[Task to complete]: The data must be returned in full and exactly as given.
══ Data block
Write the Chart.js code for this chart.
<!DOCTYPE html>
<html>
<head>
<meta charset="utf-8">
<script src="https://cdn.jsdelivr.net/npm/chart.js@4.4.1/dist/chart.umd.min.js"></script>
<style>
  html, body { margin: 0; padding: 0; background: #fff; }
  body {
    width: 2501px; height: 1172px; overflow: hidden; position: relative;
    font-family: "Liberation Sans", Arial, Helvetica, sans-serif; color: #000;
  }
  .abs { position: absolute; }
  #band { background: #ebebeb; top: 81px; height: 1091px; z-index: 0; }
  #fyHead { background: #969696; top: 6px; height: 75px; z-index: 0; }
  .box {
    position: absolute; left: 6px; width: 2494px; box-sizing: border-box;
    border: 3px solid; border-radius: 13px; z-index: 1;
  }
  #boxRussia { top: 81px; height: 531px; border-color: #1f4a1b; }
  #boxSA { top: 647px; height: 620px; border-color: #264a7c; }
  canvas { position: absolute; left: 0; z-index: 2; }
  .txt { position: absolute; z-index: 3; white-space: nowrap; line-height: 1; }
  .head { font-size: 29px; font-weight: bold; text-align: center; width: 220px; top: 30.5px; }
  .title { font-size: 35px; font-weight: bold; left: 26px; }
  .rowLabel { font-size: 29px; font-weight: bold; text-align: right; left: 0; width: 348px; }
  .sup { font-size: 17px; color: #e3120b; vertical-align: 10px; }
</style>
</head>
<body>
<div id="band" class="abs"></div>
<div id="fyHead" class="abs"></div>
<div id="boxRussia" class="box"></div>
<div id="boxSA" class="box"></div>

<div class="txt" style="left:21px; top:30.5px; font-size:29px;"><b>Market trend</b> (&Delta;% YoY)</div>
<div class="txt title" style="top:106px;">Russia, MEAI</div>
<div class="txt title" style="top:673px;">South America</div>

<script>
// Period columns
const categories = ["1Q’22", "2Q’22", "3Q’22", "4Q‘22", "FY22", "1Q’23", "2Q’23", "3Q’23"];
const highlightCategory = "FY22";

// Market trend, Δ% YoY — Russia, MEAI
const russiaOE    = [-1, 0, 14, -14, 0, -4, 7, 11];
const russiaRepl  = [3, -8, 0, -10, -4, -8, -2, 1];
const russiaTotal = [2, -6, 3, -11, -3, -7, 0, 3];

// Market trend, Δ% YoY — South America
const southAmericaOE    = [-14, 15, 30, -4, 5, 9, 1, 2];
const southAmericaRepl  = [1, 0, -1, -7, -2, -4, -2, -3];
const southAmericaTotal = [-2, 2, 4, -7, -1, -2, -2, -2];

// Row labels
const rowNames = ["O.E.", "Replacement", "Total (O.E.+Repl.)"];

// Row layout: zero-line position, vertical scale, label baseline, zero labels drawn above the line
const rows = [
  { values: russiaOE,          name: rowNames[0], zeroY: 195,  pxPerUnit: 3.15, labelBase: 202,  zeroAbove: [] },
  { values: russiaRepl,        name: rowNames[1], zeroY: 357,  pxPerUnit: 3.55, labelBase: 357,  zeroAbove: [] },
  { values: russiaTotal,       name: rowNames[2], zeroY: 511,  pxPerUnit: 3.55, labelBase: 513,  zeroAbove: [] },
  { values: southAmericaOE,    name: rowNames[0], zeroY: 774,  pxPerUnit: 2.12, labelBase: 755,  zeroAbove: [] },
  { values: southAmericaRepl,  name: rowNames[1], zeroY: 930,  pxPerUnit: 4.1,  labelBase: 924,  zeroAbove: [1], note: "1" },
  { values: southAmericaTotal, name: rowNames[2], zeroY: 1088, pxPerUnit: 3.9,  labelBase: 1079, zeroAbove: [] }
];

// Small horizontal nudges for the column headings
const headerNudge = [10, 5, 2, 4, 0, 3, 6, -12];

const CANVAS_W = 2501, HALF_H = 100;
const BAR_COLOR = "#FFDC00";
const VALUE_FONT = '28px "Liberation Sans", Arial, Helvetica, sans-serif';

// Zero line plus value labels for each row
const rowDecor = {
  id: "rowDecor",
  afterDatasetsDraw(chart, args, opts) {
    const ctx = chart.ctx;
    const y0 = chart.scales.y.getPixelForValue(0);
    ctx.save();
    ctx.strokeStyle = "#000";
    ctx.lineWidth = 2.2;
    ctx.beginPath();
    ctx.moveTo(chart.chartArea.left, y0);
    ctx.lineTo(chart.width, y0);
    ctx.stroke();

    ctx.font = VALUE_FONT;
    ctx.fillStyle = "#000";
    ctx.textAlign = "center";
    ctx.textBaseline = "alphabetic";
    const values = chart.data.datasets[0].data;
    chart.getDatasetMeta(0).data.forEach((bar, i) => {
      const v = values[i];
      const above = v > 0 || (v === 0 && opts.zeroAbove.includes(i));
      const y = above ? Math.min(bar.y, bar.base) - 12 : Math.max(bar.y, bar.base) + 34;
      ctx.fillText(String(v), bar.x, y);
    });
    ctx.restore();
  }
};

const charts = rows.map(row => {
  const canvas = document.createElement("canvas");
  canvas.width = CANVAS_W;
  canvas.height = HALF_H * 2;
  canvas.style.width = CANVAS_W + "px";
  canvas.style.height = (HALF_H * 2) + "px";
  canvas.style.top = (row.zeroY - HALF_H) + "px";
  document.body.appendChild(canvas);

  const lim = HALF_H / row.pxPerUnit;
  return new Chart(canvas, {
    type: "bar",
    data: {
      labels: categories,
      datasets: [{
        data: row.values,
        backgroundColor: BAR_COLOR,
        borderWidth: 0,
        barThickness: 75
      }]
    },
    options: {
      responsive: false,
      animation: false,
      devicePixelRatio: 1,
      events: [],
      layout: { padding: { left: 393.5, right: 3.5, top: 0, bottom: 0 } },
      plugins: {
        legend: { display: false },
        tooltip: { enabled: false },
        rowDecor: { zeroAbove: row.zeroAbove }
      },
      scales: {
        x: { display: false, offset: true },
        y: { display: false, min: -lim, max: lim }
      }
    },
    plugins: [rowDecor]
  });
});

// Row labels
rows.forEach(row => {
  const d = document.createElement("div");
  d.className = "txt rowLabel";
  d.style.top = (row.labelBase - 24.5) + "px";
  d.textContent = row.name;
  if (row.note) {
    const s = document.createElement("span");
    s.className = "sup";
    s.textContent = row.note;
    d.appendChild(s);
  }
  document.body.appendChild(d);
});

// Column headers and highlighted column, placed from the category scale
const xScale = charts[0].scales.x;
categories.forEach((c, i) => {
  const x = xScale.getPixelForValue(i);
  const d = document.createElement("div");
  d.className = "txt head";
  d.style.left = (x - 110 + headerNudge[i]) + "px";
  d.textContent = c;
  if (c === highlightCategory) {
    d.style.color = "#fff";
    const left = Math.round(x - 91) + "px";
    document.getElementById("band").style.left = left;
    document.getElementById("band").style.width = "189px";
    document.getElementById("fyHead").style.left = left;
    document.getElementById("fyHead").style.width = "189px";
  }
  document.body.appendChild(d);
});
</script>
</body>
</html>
════
[Exercise answer]:
Write the Chart.js code for this chart.
<!DOCTYPE html>
<html>
<head>
<meta charset="utf-8">
<script src="https://cdn.jsdelivr.net/npm/chart.js@4.4.1/dist/chart.umd.min.js"></script>
<style>
  html, body { margin: 0; padding: 0; background: #fff; }
  body {
    width: 2501px; height: 1172px; overflow: hidden; position: relative;
    font-family: "Liberation Sans", Arial, Helvetica, sans-serif; color: #000;
  }
  .abs { position: absolute; }
  #band { background: #ebebeb; top: 81px; height: 1091px; z-index: 0; }
  #fyHead { background: #969696; top: 6px; height: 75px; z-index: 0; }
  .box {
    position: absolute; left: 6px; width: 2494px; box-sizing: border-box;
    border: 3px solid; border-radius: 13px; z-index: 1;
  }
  #boxRussia { top: 81px; height: 531px; border-color: #1f4a1b; }
  #boxSA { top: 647px; height: 620px; border-color: #264a7c; }
  canvas { position: absolute; left: 0; z-index: 2; }
  .txt { position: absolute; z-index: 3; white-space: nowrap; line-height: 1; }
  .head { font-size: 29px; font-weight: bold; text-align: center; width: 220px; top: 30.5px; }
  .title { font-size: 35px; font-weight: bold; left: 26px; }
  .rowLabel { font-size: 29px; font-weight: bold; text-align: right; left: 0; width: 348px; }
  .sup { font-size: 17px; color: #e3120b; vertical-align: 10px; }
</style>
</head>
<body>
<div id="band" class="abs"></div>
<div id="fyHead" class="abs"></div>
<div id="boxRussia" class="box"></div>
<div id="boxSA" class="box"></div>

<div class="txt" style="left:21px; top:30.5px; font-size:29px;"><b>Market trend</b> (&Delta;% YoY)</div>
<div class="txt title" style="top:106px;">Russia, MEAI</div>
<div class="txt title" style="top:673px;">South America</div>

<script>
// Period columns
const categories = ["1Q’22", "2Q’22", "3Q’22", "4Q‘22", "FY22", "1Q’23", "2Q’23", "3Q’23"];
const highlightCategory = "FY22";

// Market trend, Δ% YoY — Russia, MEAI
const russiaOE    = [-1, 0, 14, -14, 0, -4, 7, 11];
const russiaRepl  = [3, -8, 0, -10, -4, -8, -2, 1];
const russiaTotal = [2, -6, 3, -11, -3, -7, 0, 3];

// Market trend, Δ% YoY — South America
const southAmericaOE    = [-14, 15, 30, -4, 5, 9, 1, 2];
const southAmericaRepl  = [1, 0, -1, -7, -2, -4, -2, -3];
const southAmericaTotal = [-2, 2, 4, -7, -1, -2, -2, -2];

// Row labels
const rowNames = ["O.E.", "Replacement", "Total (O.E.+Repl.)"];

// Row layout: zero-line position, vertical scale, label baseline, zero labels drawn above the line
const rows = [
  { values: russiaOE,          name: rowNames[0], zeroY: 195,  pxPerUnit: 3.15, labelBase: 202,  zeroAbove: [] },
  { values: russiaRepl,        name: rowNames[1], zeroY: 357,  pxPerUnit: 3.55, labelBase: 357,  zeroAbove: [] },
  { values: russiaTotal,       name: rowNames[2], zeroY: 511,  pxPerUnit: 3.55, labelBase: 513,  zeroAbove: [] },
  { values: southAmericaOE,    name: rowNames[0], zeroY: 774,  pxPerUnit: 2.12, labelBase: 755,  zeroAbove: [] },
  { values: southAmericaRepl,  name: rowNames[1], zeroY: 930,  pxPerUnit: 4.1,  labelBase: 924,  zeroAbove: [1], note: "1" },
  { values: southAmericaTotal, name: rowNames[2], zeroY: 1088, pxPerUnit: 3.9,  labelBase: 1079, zeroAbove: [] }
];

// Small horizontal nudges for the column headings
const headerNudge = [10, 5, 2, 4, 0, 3, 6, -12];

const CANVAS_W = 2501, HALF_H = 100;
const BAR_COLOR = "#FFDC00";
const VALUE_FONT = '28px "Liberation Sans", Arial, Helvetica, sans-serif';

// Zero line plus value labels for each row
const rowDecor = {
  id: "rowDecor",
  afterDatasetsDraw(chart, args, opts) {
    const ctx = chart.ctx;
    const y0 = chart.scales.y.getPixelForValue(0);
    ctx.save();
    ctx.strokeStyle = "#000";
    ctx.lineWidth = 2.2;
    ctx.beginPath();
    ctx.moveTo(chart.chartArea.left, y0);
    ctx.lineTo(chart.width, y0);
    ctx.stroke();

    ctx.font = VALUE_FONT;
    ctx.fillStyle = "#000";
    ctx.textAlign = "center";
    ctx.textBaseline = "alphabetic";
    const values = chart.data.datasets[0].data;
    chart.getDatasetMeta(0).data.forEach((bar, i) => {
      const v = values[i];
      const above = v > 0 || (v === 0 && opts.zeroAbove.includes(i));
      const y = above ? Math.min(bar.y, bar.base) - 12 : Math.max(bar.y, bar.base) + 34;
      ctx.fillText(String(v), bar.x, y);
    });
    ctx.restore();
  }
};

const charts = rows.map(row => {
  const canvas = document.createElement("canvas");
  canvas.width = CANVAS_W;
  canvas.height = HALF_H * 2;
  canvas.style.width = CANVAS_W + "px";
  canvas.style.height = (HALF_H * 2) + "px";
  canvas.style.top = (row.zeroY - HALF_H) + "px";
  document.body.appendChild(canvas);

  const lim = HALF_H / row.pxPerUnit;
  return new Chart(canvas, {
    type: "bar",
    data: {
      labels: categories,
      datasets: [{
        data: row.values,
        backgroundColor: BAR_COLOR,
        borderWidth: 0,
        barThickness: 75
      }]
    },
    options: {
      responsive: false,
      animation: false,
      devicePixelRatio: 1,
      events: [],
      layout: { padding: { left: 393.5, right: 3.5, top: 0, bottom: 0 } },
      plugins: {
        legend: { display: false },
        tooltip: { enabled: false },
        rowDecor: { zeroAbove: row.zeroAbove }
      },
      scales: {
        x: { display: false, offset: true },
        y: { display: false, min: -lim, max: lim }
      }
    },
    plugins: [rowDecor]
  });
});

// Row labels
rows.forEach(row => {
  const d = document.createElement("div");
  d.className = "txt rowLabel";
  d.style.top = (row.labelBase - 24.5) + "px";
  d.textContent = row.name;
  if (row.note) {
    const s = document.createElement("span");
    s.className = "sup";
    s.textContent = row.note;
    d.appendChild(s);
  }
  document.body.appendChild(d);
});

// Column headers and highlighted column, placed from the category scale
const xScale = charts[0].scales.x;
categories.forEach((c, i) => {
  const x = xScale.getPixelForValue(i);
  const d = document.createElement("div");
  d.className = "txt head";
  d.style.left = (x - 110 + headerNudge[i]) + "px";
  d.textContent = c;
  if (c === highlightCategory) {
    d.style.color = "#fff";
    const left = Math.round(x - 91) + "px";
    document.getElementById("band").style.left = left;
    document.getElementById("band").style.width = "189px";
    document.getElementById("fyHead").style.left = left;
    document.getElementById("fyHead").style.width = "189px";
  }
  document.body.appendChild(d);
});
</script>
</body>
</html>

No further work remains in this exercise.